Parc éolien de Gersbach dans la Forêt-Noire (Allemagne), en
construction en 2023. (Photo Paysage Libre Suisse)

Abandonner 150 ans de protection des forêts?

La protection de la démocratie et des forêts est en Suisse une évidence. La Loi sur la protection des forêts, qui interdit en principe le déboisement, est en vigueur depuis 1872. Cette loi a été la toute première loi sur la protection de la nature en Suisse. Elle a permis d'éviter la surexploitation de la ressource forestière.

Avec l'urbanisation croissante et le bétonnage de notre pays, la forêt est devenue le refuge le plus important pour les animaux et les plantes. Le déboisement permanent pour les éoliennes créerait des couloirs dans la forêt, ce qui réchaufferait la forêt, créerait des surfaces exposées au vent et chasserait de nombreux animaux sauvages et oiseaux.

Les éoliennes dans les forêts tuent un nombre particulièrement élevé d'oiseaux, de chauves-souris et d'insectes, car les pales des rotors traversent la forêt à une vitesse pouvant atteindre 400 km/h et détruisent tout ce qui se trouve sur leur passage. Les éoliennes dans les forêts sont un crime contre la nature!

Garantir le droit de regard des communes

Jusqu'à présent, le droit de regard des communes était également une évidence dans tout le pays. Dans tous les cantons, à l'exception de Soleure, Neuchâtel et Fribourg, la loi stipulait que les communes concernées devaient voter sur les parcs éoliens. Même dans les trois cantons faisant exception, les communes ou le canton ont trouvé des moyens de consulter la population ou de la faire voter indirectement sur un parc éolien. Mais ce droit de regard est un obstacle trop important pour de nombreux groupes énergétiques. Dans de nombreux cantons, ils ont récemment obtenu la suppression du droit de regard de la population. A Schaffhouse, Lucerne et Saint-Gall, la population n'a plus son mot à dire. Dans le canton de Zurich, le directeur des travaux publics a récemment déclaré qu'il considérait le droit de regard de la population comme «discutable sur le plan démocratique».
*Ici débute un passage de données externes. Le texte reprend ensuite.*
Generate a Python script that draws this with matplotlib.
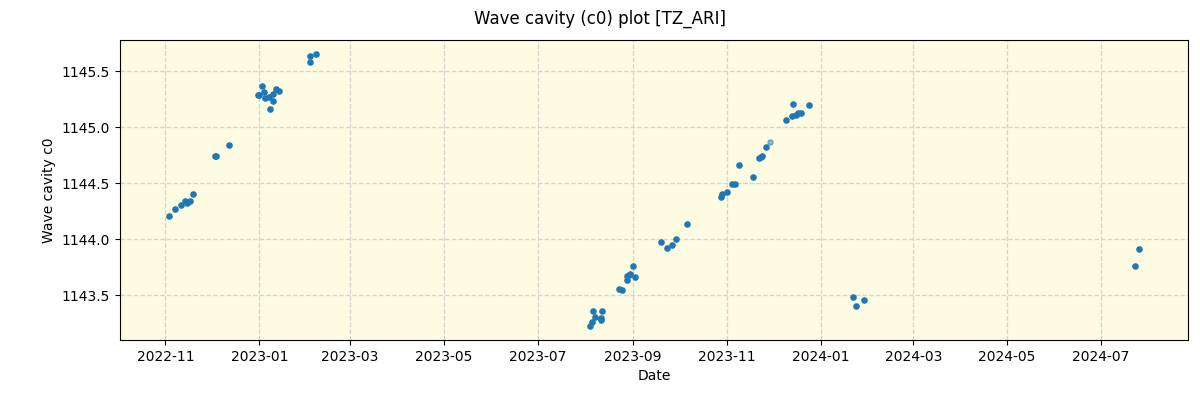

Allée près du parc éolien de Tramelan (BE), actuellement en
construction. (Photo Paysage Libre Suisse)

Peu de vent, beaucoup de subventions

Comment se fait-il que 1000 éoliennes soient prévues en Suisse, alors que le pays est beaucoup moins venteux que les régions côtières? Comment se fait-il qu'il n'y ait eu qu'un seul moulin à vent en Suisse, mais que le vent soit soudainement suffisant pour installer 1000 éoliennes dans notre paysage? L'explication est simple: ce n'est pas le vent qui a augmenté, mais depuis 2008, il existe des subventions extrêmement élevées qui rendent la construction d'éoliennes lucrative pour les compagnies d'électricité.

Des milliards de subventions pour les riches compagnies d'électricité

Si une compagnie d'électricité souhaite réaliser une éolienne, elle doit débourser environ 10 millions de francs. Entre 2008 et 2022, la Confédération a accordé des «engagements de rémunération» qui garantissent aux exploitants d'éoliennes des revenus d'environ 25 millions de francs sur une période de 20 ans. Le bénéfice garanti s'élève donc à 150%. Nous payons tous ces subventions via notre facture d'électricité, sous la forme d'un supplément sur chaque kilowattheure consommé. L'exploitant d'un parc éolien de 20 éoliennes doit donc investir 200 millions de francs, mais reçoit en contrepartie 500 millions de francs sur 20 ans. Cela représente un bénéfice garanti de 300 millions de francs. Les groupes électriques engrangent déjà des milliards grâce au commerce de l'électricité, sans que les consommateurs n'y participent.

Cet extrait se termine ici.